Presumably, when you start reading a novel, you usually don't expect to be interrupted by a PowerPoint slideshow. But that's exactly what happens in Jennifer Egan's Pulitzer Prize-winning novel A Visit from the Goon Squad. Occurring partway through the novel, the slideshow catalogues character Alison Blake's relationship with her parents and her brother, Lincoln. It also takes on the subject of pauses in rock'n'roll music—something with which Lincoln is obsessed. If you're going to read a hard copy of the book in public, be prepared to get some funny looks from strangers as you hold the book sideways to read the slideshow.
You can view the slideshow in its entirety (with audio!) and in color on the author's website.
With a title like The 39 Clues, this middle grade series had to have some sort of meta mystery beyond what was just on the page. Like Pottermore, you can follow along with the world of The 39 Clues by signing up online: Play missions, crack codes, and delve deeper into the mysteries set into place by Rick Riordan, Gordan Korman, and the rest of the series' writers. Don't forget to pick up your set of Clue Cards to get you started.
Paul D. Miller (also known as DJ Spooky, That Subliminal Kid) broke a lot of the rules when he wrote Rhythm Science. First, there's the enhanced tactile experience: The book has a hole drilled through the middle so that it resembles a compact disc. Miller divides his writings into an A Side and a B Side to mimic a vinyl record, and the book comes with a CD.
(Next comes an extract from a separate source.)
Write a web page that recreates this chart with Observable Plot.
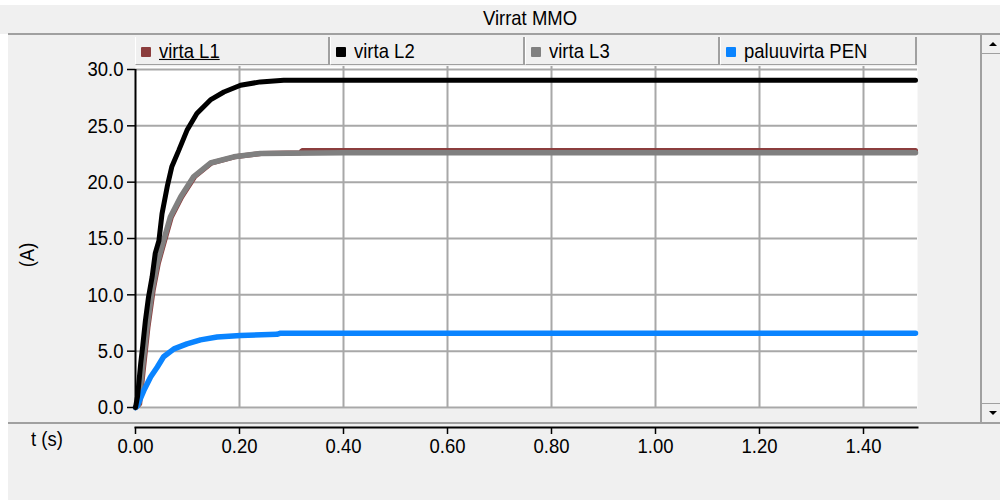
<!DOCTYPE html>
<html>
<head>
<meta charset="utf-8">
<script src="https://cdn.jsdelivr.net/npm/d3@7"></script>
<script src="https://cdn.jsdelivr.net/npm/@observablehq/plot@0.6"></script>
<style>
  html, body { margin: 0; padding: 0; background: #f0f0f0; }
  #wrap { position: relative; width: 1000px; height: 500px; background: #f0f0f0; overflow: hidden;
          font-family: "Liberation Sans", Arial, sans-serif; color: #000; }
  #wrap svg { position: absolute; left: 0; top: 0; }
  .abs { position: absolute; }
  .txt { display: inline-block; transform: scaleY(1.13); transform-origin: center; font-size: 18.5px; white-space: nowrap; }
  .btn { position: absolute; top: 37px; height: 28px; background: #f0f0f0; box-sizing: border-box;
         border-right: 2px solid #a0a0a0; border-bottom: 1px solid #a0a0a0; border-left: 1px solid #ffffff; }
  .sw { position: absolute; left: 5px; top: 10px; width: 10px; height: 10px; border-radius: 1px; }
  .lab { position: absolute; left: 23px; top: 3px; line-height: 22px; }
</style>
</head>
<body>
<div id="wrap">
  <div class="abs" style="left:0;top:0;width:1000px;height:5px;background:#fff"></div>
  <div class="abs" style="left:0;top:34px;width:8px;height:466px;background:#fff"></div>
  <div class="abs" style="left:140px;top:6px;width:780px;text-align:center;line-height:24px"><span class="txt" id="title"></span></div>
  <div class="abs" style="left:8px;top:33px;width:992px;height:2px;background:#a0a0a0"></div>
  <div class="abs" style="left:8px;top:422px;width:992px;height:2px;background:#a0a0a0"></div>
  <div id="legend"></div>
  <div class="abs" style="left:10px;top:240px;width:34px;height:30px;line-height:30px;text-align:center;transform:rotate(-90deg)"><span class="txt" id="ylab"></span></div>
  <div class="abs" style="left:17px;top:427px;width:60px;line-height:24px;text-align:center"><span class="txt" id="xlab"></span></div>
  <!-- scrollbar -->
  <div class="abs" style="left:980px;top:34px;width:20px;height:389px;border-left:2px solid #a0a0a0;box-sizing:border-box"></div>
  <div class="abs" style="left:982px;top:53px;width:18px;height:1px;background:#a0a0a0"></div>
  <div class="abs" style="left:982px;top:403px;width:18px;height:1px;background:#a0a0a0"></div>
  <div class="abs" style="left:989px;top:42px;width:0;height:0;border-left:4px solid transparent;border-right:4px solid transparent;border-bottom:4px solid #000"></div>
  <div class="abs" style="left:989px;top:411px;width:0;height:0;border-left:4px solid transparent;border-right:4px solid transparent;border-top:4px solid #000"></div>
</div>
<script>
// ---- data ----
const title = "Virrat MMO";
const yLabel = "(A)";
const xLabel = "t (s)";
const seriesNames = ["virta L1", "virta L2", "virta L3", "paluuvirta PEN"];
const seriesColors = ["#8b3d3d", "#000000", "#808080", "#0a84ff"];

const xTicks = [0, 0.2, 0.4, 0.6, 0.8, 1.0, 1.2, 1.4];
const yTicks = [0, 5, 10, 15, 20, 25, 30];

// virta L1
const tL1 = [0, 0.008, 0.015, 0.024, 0.034, 0.044, 0.056, 0.069, 0.089, 0.114, 0.146, 0.191, 0.242, 0.317, 0.320, 1.50];
const aL1 = [0, 0.3, 3.3, 7.1, 10.4, 12.8, 14.8, 16.9, 18.7, 20.5, 21.7, 22.25, 22.55, 22.6, 22.8, 22.8];
// virta L2
const tL2 = [0, 0.004, 0.010, 0.014, 0.019, 0.025, 0.032, 0.038, 0.045, 0.051, 0.061, 0.070, 0.083, 0.099, 0.118, 0.144, 0.170, 0.202, 0.240, 0.285, 0.40, 1.50];
const aL2 = [0, 1.0, 3.9, 5.5, 7.7, 9.8, 11.6, 13.7, 14.8, 17.2, 19.6, 21.4, 22.8, 24.6, 26.1, 27.3, 28.0, 28.6, 28.9, 29.05, 29.05, 29.05];
// virta L3
const tL3 = [0, 0.006, 0.013, 0.022, 0.032, 0.042, 0.054, 0.067, 0.087, 0.112, 0.144, 0.189, 0.240, 0.40, 1.50];
const aL3 = [0, 0.3, 3.3, 7.1, 10.4, 12.8, 14.8, 16.9, 18.7, 20.5, 21.7, 22.25, 22.55, 22.6, 22.6];
// paluuvirta PEN
const tPEN = [0, 0.003, 0.016, 0.029, 0.042, 0.054, 0.074, 0.099, 0.125, 0.157, 0.202, 0.272, 0.279, 1.50];
const aPEN = [0, 0.1, 1.5, 2.7, 3.6, 4.5, 5.2, 5.65, 6.0, 6.25, 6.4, 6.5, 6.6, 6.6];

// ---- build ----
const toRows = (ts, as) => ts.map((t, i) => ({t, a: as[i]}));
const L1 = toRows(tL1, aL1), L2 = toRows(tL2, aL2), L3 = toRows(tL3, aL3), PEN = toRows(tPEN, aPEN);

document.getElementById("title").textContent = title;
document.getElementById("ylab").textContent = yLabel;
document.getElementById("xlab").textContent = xLabel;

const legend = document.getElementById("legend");
const btnLefts = [135, 330, 525, 720];
const btnRights = [330, 525, 720, 917];
seriesNames.forEach((name, i) => {
  const b = document.createElement("div");
  b.className = "btn";
  b.style.left = btnLefts[i] + "px";
  b.style.width = (btnRights[i] - btnLefts[i]) + "px";
  const sw = document.createElement("div");
  sw.className = "sw";
  sw.style.background = seriesColors[i];
  const lab = document.createElement("div");
  lab.className = "lab";
  const s = document.createElement("span");
  s.className = "txt";
  s.textContent = name;
  if (i === 0) s.style.textDecoration = "underline";
  lab.appendChild(s);
  b.appendChild(sw); b.appendChild(lab);
  legend.appendChild(b);
});

const chart = Plot.plot({
  width: 1000,
  height: 460,
  marginLeft: 135,
  marginRight: 83,
  marginTop: 66,
  marginBottom: 33,
  insetTop: 3,
  insetBottom: 20,
  insetRight: 2,
  style: {background: "transparent", fontFamily: "'Liberation Sans', Arial, sans-serif", fontSize: "18.5px", color: "#000", overflow: "visible"},
  x: {domain: [0, 1.5], axis: null},
  y: {domain: [0, 30], axis: null},
  marks: [
    Plot.frame({fill: "white", stroke: null, insetBottom: 19}),
    Plot.gridY(yTicks, {stroke: "#a8a8a8", strokeOpacity: 1, strokeWidth: 2}),
    Plot.gridX(xTicks.slice(1), {stroke: "#a8a8a8", strokeOpacity: 1, strokeWidth: 2, insetBottom: 19}),
    Plot.line(L1, {x: "t", y: "a", stroke: seriesColors[0], strokeWidth: 5, strokeLinejoin: "miter"}),
    Plot.line(L3, {x: "t", y: "a", stroke: seriesColors[2], strokeWidth: 5.5, strokeLinejoin: "miter"}),
    Plot.line(PEN, {x: "t", y: "a", stroke: seriesColors[3], strokeWidth: 5.5, strokeLinejoin: "miter"}),
    Plot.line(L2, {x: "t", y: "a", stroke: seriesColors[1], strokeWidth: 5, strokeLinejoin: "miter"}),
    Plot.ruleX([0], {stroke: "#000", strokeWidth: 2, insetTop: 3, insetBottom: 20}),
    Plot.axisY(yTicks, {anchor: "left", tickSize: 8, tickPadding: 4, tickFormat: d3.format(".1f"), label: null, fontSize: 18.5, stroke: "#000", strokeWidth: 1.5}),
    Plot.frame({anchor: "bottom", stroke: "#000", strokeWidth: 2}),
    Plot.axisX(xTicks, {anchor: "bottom", tickSize: 7, tickPadding: 4, tickFormat: d3.format(".2f"), label: null, fontSize: 18.5, stroke: "#000", strokeWidth: 1.5})
  ]
});
document.getElementById("wrap").appendChild(chart);

// stretch tick labels vertically to match the reference's tall glyphs
chart.querySelectorAll("text").forEach(t => {
  const tr = t.getAttribute("transform") || "";
  t.setAttribute("transform", tr + " scale(1,1.13)");
});
</script>
</body>
</html>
Second, there's the text itself: Miller's prose is often casual and more resembles free-verse poetry than formal academic writing. Ultimately, Miller makes a crucial observation about sampling culture by allowing form to mirror content: He writes, "Today, the voice you speak with may not be your own." The way in which Rhythm Science is written and formatted only serves to underscore and validate this point.